Development and Standardization of Modified Simultaneous Multifrequency (SiMFy) Stimulus for Recording oVEMP And Its Interaction with the Alternate Electrode Montages.

Abstract

Background: Simultaneous Multifrequency (SiMFy) is a time-saving and reliable stimulus to determine the frequency tuning of ocular vestibular-evoked myogenic potential (oVEMP); however, the absence of 4000 Hz in SiMFy potentially makes it a less potent tool for the diagnosis of Superior semicircular canal dehiscence, a pathology with an ever-increasing prevalence. Further, SiMFy was validated using only the infra-orbital (IO) electrode montage. However, the recordings obtained using the IO montage might be susceptible to reference contamination introduced by a small separation between the recording electrodes, and also susceptible to reflex impurity due to the spatially displaced reference electrode from the inferior oblique muscle (IOM), rendering it vulnerable to picking up responses from other muscles. Nonetheless, little is known about the similarities/differences between the SiMFy-induced oVEMPs using alternate montages [belly-tendon (BT), chin-reference (CR), and sternum-reference (SR)] and the non-simultaneous multifrequency oVEMPs (NSM-oVEMPs) using the IO montage.

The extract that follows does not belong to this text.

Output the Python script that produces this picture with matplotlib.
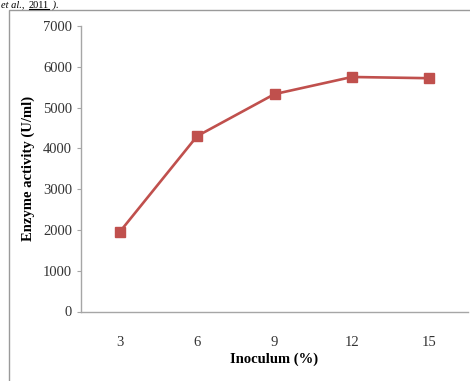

Purpose of the study: To develop a modified SiMFy stimulus and investigate its effects on frequency tuning of oVEMP using various electrode montages.

Research design: Within-subject experimental design.

Study sample: Thirty-three healthy adults aged 20-30 years.

Data collection and analysis: Tone bursts of octave and mid-octave frequencies from 250 Hz to 4000 Hz were generated and concatenated to create the modified SiMFy stimulus. All participants underwent non-simultaneous multifrequency oVEMPs and modified SiMFy oVEMPs using BT, CR, SR, and IO montages simultaneously. The response rate, peak-to-peak amplitude, and frequency tuning were compared between NSM-oVEMP and modified SiMFy oVEMP and also between the electrode montages.

Results: BT montage recorded the largest amplitude among the montages in non-simultaneous multifrequency stimulation and modified SiMFy stimulation. Although the response rates were comparable, the modified SiMFy produced significantly lower oVEMP amplitudes than the non-simultaneous multifrequency stimulation within each electrode montage (p < 0.05). A moderate-to-strong agreement on frequency tuning existed between the non-simultaneous multifrequency stimuli and modified SiMFy stimulus for all the montages, except for the SR montage.

Conclusions: Although the modified SiMFy produces smaller amplitude oVEMPs than the non-simultaneous multifrequency stimulation for the respective montages, its use in combination with the BT montage yields higher response rates and larger peak-to-peak amplitudes than the non-simultaneous multifrequency recording using IO montage.